_Stated goal_. Beginning with the first line, set down every line through the one containing "const fmt = v", exactly as it appears, but not the pictures.

_Given material_.
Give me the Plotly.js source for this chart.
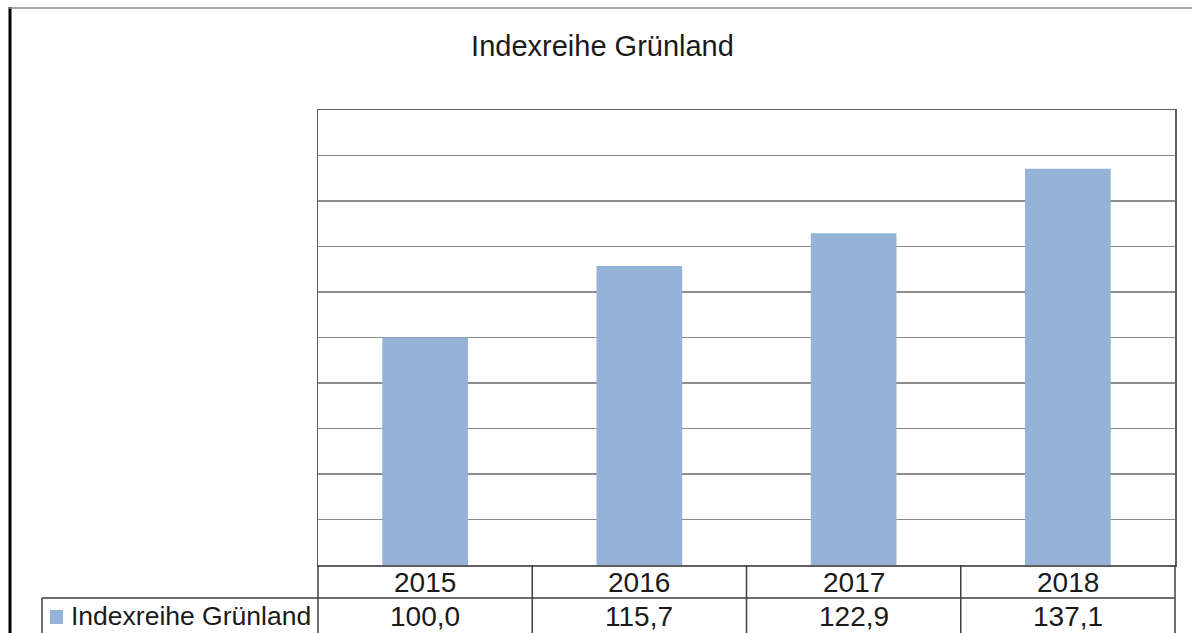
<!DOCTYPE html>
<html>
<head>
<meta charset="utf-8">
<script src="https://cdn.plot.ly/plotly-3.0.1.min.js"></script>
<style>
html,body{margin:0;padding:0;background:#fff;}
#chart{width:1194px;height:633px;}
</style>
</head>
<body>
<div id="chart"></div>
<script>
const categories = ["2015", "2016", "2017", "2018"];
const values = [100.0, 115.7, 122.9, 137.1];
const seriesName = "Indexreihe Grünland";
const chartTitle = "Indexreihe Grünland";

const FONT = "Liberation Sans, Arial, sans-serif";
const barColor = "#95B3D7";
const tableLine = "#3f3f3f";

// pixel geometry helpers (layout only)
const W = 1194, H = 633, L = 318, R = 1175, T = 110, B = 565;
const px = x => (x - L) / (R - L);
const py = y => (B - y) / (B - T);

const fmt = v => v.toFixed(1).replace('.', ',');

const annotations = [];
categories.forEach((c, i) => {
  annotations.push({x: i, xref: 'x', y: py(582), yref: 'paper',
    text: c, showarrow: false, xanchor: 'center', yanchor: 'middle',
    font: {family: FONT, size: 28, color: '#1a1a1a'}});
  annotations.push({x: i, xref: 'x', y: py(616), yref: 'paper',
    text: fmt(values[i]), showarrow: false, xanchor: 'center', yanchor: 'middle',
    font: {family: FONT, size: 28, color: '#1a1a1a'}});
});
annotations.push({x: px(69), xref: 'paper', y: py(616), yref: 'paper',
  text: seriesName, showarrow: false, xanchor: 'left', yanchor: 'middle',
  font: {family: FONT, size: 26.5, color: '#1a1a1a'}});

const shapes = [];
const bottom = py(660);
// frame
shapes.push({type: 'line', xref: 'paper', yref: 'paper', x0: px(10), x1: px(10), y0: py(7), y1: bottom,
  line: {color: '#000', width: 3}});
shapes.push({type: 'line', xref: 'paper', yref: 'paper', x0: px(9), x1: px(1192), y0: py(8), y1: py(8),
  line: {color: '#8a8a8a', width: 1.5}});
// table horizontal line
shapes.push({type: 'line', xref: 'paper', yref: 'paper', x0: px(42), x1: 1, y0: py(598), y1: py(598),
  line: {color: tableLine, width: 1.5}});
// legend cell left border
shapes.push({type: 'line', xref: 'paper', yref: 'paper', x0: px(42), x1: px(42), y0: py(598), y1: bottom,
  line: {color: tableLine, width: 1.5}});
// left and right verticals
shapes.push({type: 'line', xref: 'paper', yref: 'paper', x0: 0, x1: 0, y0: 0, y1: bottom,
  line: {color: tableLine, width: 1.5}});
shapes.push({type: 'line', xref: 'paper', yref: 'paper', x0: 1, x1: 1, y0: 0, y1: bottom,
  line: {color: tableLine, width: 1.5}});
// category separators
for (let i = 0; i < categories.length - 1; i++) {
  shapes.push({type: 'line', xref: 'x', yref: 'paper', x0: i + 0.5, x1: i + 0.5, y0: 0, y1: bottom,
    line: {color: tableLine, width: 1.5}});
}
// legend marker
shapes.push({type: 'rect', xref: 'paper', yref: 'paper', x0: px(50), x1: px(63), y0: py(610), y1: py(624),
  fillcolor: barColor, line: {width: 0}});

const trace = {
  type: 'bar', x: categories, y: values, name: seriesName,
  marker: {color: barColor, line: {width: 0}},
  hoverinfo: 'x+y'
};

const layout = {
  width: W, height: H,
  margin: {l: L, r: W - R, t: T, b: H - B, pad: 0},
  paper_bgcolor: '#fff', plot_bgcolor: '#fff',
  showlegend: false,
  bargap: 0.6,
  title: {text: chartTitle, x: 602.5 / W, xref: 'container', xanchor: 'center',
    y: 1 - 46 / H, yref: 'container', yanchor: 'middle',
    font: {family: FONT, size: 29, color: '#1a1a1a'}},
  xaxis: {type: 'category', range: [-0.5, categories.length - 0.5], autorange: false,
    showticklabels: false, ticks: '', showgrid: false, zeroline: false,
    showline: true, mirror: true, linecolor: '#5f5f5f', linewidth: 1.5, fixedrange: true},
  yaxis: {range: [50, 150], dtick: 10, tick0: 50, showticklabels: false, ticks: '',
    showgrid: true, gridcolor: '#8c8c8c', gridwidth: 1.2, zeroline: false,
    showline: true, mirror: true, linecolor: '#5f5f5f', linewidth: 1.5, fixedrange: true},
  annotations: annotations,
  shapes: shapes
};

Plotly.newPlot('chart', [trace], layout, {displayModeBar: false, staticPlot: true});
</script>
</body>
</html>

_Response below_.
Give me the Plotly.js source for this chart.
<!DOCTYPE html>
<html>
<head>
<meta charset="utf-8">
<script src="https://cdn.plot.ly/plotly-3.0.1.min.js"></script>
<style>
html,body{margin:0;padding:0;background:#fff;}
#chart{width:1194px;height:633px;}
</style>
</head>
<body>
<div id="chart"></div>
<script>
const categories = ["2015", "2016", "2017", "2018"];
const values = [100.0, 115.7, 122.9, 137.1];
const seriesName = "Indexreihe Grünland";
const chartTitle = "Indexreihe Grünland";

const FONT = "Liberation Sans, Arial, sans-serif";
const barColor = "#95B3D7";
const tableLine = "#3f3f3f";

// pixel geometry helpers (layout only)
const W = 1194, H = 633, L = 318, R = 1175, T = 110, B = 565;
const px = x => (x - L) / (R - L);
const py = y => (B - y) / (B - T);

const fmt = v => v.toFixed(1).replace('.', ',');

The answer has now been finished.